Professor Colleen Loo
University of New South Wales, Australia
DR CONRAD IYEGBE
Icahn School of Medicine at Mount Sinai, New York
A/PROF ALEXIS WHITTON
Black Dog Institute, Australia
DR FIONA MCEWEN
King's College, United Kingdom
DR RAMA AGUNG-IGUSTI
The University of Western Australia, Australia
Professor Eva Loth
King's College, United Kingdom
Colleen Loo is a psychiatrist, Australian National Health and Medical Research Council Leadership Fellow and Professor of Psychiatry at the University of New South Wales in Sydney and the Black Dog Institute, Sydney; Australia. She is a clinical and research expert in the fields of electroconvulsive therapy, Transcranial Magnetic Stimulation, transcranial Direct Current Stimulation and ketamine, and led the first Australian RCTs of these interventions in depression. She is now also researching psychedelic assisted therapy. She has published over 350 peer reviewed papers and has received competitive grant funding from the Australian NHMRC, MRFF and major overseas grant funding agencies.
Dr Iyegbe has core training in genetics (PhD, King’s College London) and a more recent research focus on statistical methods development (Icahn School of Medicine, Mount Sinai Hospital, New York). As a Multi-Principal Investigator within the current Psychiatric Genomics Consortium (PGC) research program, he shares responsibility for advancing a research agenda that addresses the needs of psychiatric populations across Africa, while also nurturing the developmental aspirations of African scientists. This agenda includes conducting and supporting studies that harness pan-African genomic data to uncover factors that affect mental health.
Over the past two years, the Africa working group of the PGC has laid critical groundwork by creating practical tools, establishing shared resources and delivering targeted training programs. These foundational efforts (carried out through interdisciplinary collaborations, online platforms and in-person workshops) are designed to strengthen research capacity and foster innovation within the membership network. By providing training in advanced genomic methodologies, data analysis, and research design, the goal is to empower more African scientists to develop and lead high-impact research.
Dr Alexis Whitton is an Associate Professor and Co-Director of the NHMRC Centre of Research Excellence in Depression Treatment Precision, Head of the Precision Mental Health Team, and an NHMRC Emerging Leadership Fellow at the Black Dog Institute. A recognised leader in digital mental health innovation, Dr Whitton co-developed Australia’s first tailored smartphone-based tool for managing depression, now used by over 200,000 people. Her research harnesses artificial intelligence (AI), digital phenotyping, and large-scale data to redefine how we characterise and treat mood disorders. She currently leads Project Phonotype, a Wellcome Trust-funded, multi-country study involving over 10,000 young people, which uses advanced AI and mobile sensing to identify data-driven subtypes and mechanisms underlying individual differences in symptom expression and treatment response. Her research aims to enable more personalised, timely, and scalable digital interventions that can meaningfully improve mental health at the population level.

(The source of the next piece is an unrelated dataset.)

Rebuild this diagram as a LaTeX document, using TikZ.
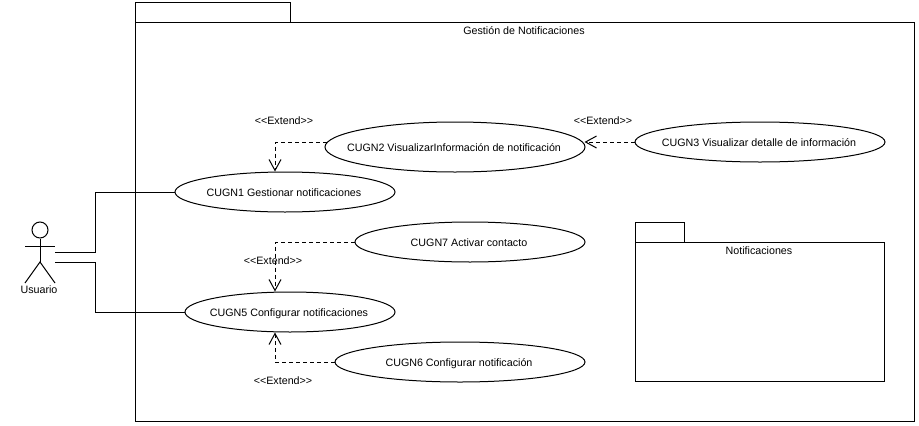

Dr Fiona McEwen's background is in developmental psychology, mental health, and neuroscience. She has a PhD in Psychology from King’s College London (KCL) and is currently based in the Department of War Studies (KCL), where she is the co-lead of the XCEPT programme, carrying out research in Iraq, Lebanon, Syria, and South Sudan. Her research focuses on mental health in war-affected and displaced populations, including evaluation of psychological interventions; how culture and the context of displacement impact assessment, treatment, and prognosis of mental health problems; and how the impact of trauma may influence further cycles of violence.
Dr. Rama Agung-Igusti is a researcher with Balinese, Austrian and Scottish heritage living and working on Whadjuk Noongar boodjar. He is a research fellow with the Transforming Indigenous Mental Health and Wellbeing program based at UWA’s School of Indigenous Studies. His work is focussed on understanding how Indigenous understandings of health and wellbeing are translated into practice to support healing, empowerment and flourishing for Aboriginal and Torres Strait Islander people and communities.
Eva Loth is Professor of Cognitive Neuroscience at King’s College London. Her research explores how social and biological factors shape social, cognitive, and emotional development in autistic and neurodivergent people. She is Deputy Lead of the AIMS-2-TRIALS consortium, which aims to advance precision medicine for autistic people and co-leads its biomarker programme across large, multi-site longitudinal cohorts from infancy to adulthood. Eva also leads RESPECT4Neurodevelopment, a UKRI Network Plus that brings together scientists, engineers, clinicians, and neurodivergent families to co-design responsible, reliable, scalable and personalised neurotechnologies for neurodivergent children. Her emerging work investigates how poverty-related adversities and protective factors influence neurodevelopment and mental health in South Africa.